### TASK INPUT
----------

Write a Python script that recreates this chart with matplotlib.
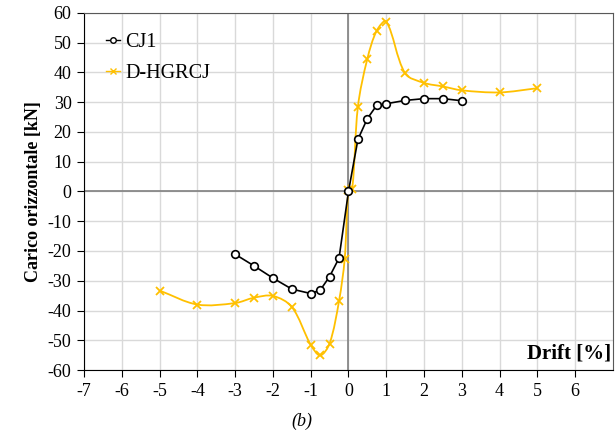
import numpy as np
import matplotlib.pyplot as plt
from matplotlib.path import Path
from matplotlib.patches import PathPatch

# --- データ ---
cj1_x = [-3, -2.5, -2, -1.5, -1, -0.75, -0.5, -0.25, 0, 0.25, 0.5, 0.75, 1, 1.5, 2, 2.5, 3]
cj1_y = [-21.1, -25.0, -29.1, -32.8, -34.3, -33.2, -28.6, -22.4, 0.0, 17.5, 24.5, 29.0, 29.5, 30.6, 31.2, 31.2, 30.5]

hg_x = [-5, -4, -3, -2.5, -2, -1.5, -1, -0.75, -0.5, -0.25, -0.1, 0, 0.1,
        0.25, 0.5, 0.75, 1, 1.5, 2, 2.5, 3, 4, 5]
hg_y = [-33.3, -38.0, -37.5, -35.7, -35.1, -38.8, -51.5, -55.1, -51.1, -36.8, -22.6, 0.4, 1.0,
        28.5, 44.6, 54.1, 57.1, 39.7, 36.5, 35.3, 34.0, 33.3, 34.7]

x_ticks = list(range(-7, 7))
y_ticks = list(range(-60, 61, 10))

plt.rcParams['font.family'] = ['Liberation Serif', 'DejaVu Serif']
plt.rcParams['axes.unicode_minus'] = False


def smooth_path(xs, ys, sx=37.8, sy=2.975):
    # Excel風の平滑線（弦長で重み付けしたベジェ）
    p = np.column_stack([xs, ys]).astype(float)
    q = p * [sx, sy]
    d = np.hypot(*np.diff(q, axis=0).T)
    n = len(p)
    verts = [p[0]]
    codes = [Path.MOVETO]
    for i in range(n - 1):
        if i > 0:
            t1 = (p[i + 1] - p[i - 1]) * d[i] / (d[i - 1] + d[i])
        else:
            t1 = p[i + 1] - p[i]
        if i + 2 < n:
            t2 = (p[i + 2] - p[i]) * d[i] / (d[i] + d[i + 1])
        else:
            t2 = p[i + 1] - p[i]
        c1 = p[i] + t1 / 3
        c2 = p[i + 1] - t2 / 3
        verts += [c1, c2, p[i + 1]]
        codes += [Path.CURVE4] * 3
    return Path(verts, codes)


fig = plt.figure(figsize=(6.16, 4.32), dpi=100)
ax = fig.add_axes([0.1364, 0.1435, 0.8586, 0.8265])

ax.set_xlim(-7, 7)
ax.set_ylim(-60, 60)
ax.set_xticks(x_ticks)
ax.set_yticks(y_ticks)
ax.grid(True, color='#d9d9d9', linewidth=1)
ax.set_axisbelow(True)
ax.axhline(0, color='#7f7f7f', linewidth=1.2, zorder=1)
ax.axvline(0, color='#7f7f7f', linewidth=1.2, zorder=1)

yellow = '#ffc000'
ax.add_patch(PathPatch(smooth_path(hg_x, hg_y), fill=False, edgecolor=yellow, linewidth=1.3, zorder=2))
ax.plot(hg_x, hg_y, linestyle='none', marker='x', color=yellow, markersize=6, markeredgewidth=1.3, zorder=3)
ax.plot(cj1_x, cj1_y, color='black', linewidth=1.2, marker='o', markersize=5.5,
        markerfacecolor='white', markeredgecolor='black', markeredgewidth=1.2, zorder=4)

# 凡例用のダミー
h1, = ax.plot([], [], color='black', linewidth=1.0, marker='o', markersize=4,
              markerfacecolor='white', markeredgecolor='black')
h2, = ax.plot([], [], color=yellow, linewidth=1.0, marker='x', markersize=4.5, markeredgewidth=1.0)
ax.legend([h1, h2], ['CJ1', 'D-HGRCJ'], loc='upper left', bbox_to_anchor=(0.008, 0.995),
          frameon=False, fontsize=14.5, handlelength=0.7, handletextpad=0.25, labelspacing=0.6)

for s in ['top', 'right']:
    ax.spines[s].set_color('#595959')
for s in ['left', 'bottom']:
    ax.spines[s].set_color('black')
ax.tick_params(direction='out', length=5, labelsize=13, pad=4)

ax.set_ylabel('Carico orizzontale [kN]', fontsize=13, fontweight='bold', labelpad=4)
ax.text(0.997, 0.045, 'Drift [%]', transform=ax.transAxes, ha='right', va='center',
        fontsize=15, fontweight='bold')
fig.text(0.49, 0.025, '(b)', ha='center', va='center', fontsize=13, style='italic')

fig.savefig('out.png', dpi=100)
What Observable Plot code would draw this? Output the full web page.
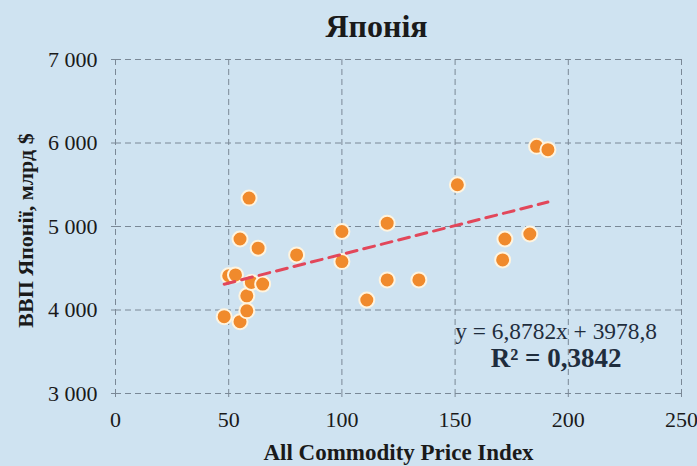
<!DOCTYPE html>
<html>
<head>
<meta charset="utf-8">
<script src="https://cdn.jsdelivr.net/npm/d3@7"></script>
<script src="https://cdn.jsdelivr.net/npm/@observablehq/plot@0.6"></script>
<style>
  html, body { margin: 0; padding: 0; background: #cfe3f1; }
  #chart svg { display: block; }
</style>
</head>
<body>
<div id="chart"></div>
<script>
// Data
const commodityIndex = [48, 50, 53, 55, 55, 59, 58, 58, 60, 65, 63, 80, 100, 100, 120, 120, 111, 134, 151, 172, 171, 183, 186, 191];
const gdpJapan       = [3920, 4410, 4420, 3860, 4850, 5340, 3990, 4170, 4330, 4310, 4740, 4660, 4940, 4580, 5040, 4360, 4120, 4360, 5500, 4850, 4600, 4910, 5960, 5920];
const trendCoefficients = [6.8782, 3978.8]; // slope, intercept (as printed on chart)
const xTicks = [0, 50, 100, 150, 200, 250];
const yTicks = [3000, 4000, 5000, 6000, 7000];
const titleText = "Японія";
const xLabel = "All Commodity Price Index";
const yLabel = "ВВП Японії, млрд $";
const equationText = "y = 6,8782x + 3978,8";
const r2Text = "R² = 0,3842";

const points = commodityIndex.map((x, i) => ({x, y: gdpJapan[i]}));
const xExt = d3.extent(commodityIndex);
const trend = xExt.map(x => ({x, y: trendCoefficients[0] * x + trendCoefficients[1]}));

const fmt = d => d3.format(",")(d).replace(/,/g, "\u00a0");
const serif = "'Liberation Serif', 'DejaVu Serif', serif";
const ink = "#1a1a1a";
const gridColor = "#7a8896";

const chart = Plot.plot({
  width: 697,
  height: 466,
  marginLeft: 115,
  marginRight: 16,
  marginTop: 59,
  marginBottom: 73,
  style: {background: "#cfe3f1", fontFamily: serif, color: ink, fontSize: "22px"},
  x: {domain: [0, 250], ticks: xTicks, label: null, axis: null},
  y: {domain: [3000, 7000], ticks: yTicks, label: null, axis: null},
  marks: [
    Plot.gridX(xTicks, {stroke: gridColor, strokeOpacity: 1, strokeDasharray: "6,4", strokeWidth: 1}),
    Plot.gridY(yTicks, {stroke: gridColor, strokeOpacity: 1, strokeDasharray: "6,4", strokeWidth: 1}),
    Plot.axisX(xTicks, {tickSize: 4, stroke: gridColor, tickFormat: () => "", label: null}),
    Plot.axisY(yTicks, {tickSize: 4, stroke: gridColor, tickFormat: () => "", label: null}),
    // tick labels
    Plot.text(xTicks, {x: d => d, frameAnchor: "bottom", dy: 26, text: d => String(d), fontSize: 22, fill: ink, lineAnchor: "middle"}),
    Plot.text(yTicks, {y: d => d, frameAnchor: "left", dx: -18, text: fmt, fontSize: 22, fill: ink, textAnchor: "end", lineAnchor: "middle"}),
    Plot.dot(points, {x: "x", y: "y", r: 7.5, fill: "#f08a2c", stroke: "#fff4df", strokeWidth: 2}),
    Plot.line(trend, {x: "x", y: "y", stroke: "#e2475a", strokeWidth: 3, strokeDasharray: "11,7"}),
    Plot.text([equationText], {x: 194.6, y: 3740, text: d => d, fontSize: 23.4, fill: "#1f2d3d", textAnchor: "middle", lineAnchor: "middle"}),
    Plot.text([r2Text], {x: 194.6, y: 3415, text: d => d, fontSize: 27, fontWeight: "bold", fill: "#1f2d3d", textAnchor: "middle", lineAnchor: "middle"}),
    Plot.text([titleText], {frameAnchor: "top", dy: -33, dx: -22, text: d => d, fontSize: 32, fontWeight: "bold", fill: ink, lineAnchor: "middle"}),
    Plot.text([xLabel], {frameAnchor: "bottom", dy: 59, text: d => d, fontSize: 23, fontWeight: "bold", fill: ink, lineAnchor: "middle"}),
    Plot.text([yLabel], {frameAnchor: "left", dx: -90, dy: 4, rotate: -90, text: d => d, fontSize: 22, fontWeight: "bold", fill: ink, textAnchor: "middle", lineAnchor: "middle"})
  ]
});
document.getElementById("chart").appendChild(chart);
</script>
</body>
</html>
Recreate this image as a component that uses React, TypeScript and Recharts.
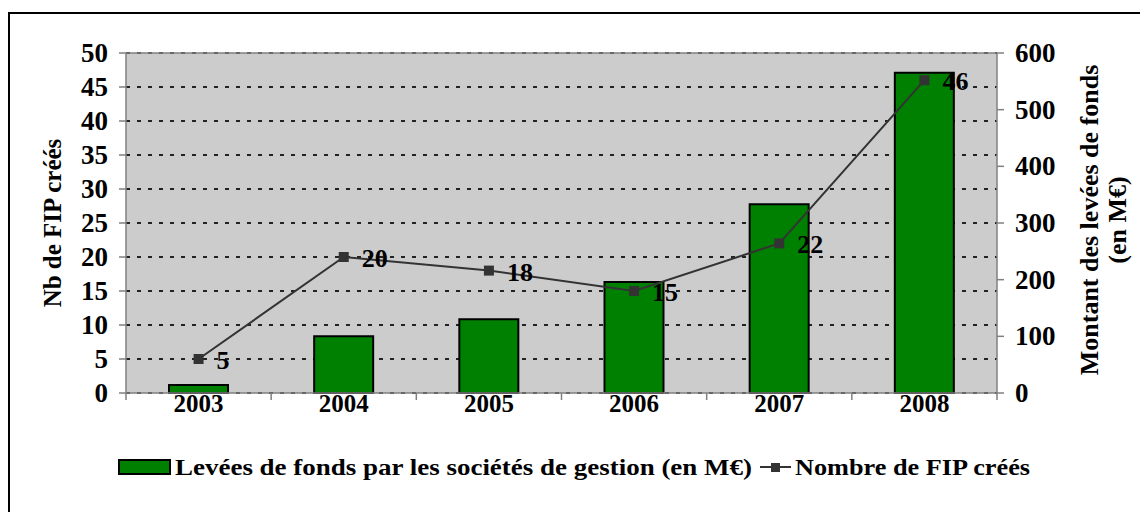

----------

### PROBLEM REQUIREMENTS
Reproduce the material above exactly, first line through the line that contains "31.2, 31.2, 30.5]", minus the pictures.

### SOLUTION TO THIS TASK
Write a Python script that recreates this chart with matplotlib.
import numpy as np
import matplotlib.pyplot as plt
from matplotlib.path import Path
from matplotlib.patches import PathPatch

# --- データ ---
cj1_x = [-3, -2.5, -2, -1.5, -1, -0.75, -0.5, -0.25, 0, 0.25, 0.5, 0.75, 1, 1.5, 2, 2.5, 3]
cj1_y = [-21.1, -25.0, -29.1, -32.8, -34.3, -33.2, -28.6, -22.4, 0.0, 17.5, 24.5, 29.0, 29.5, 30.6, 31.2, 31.2, 30.5]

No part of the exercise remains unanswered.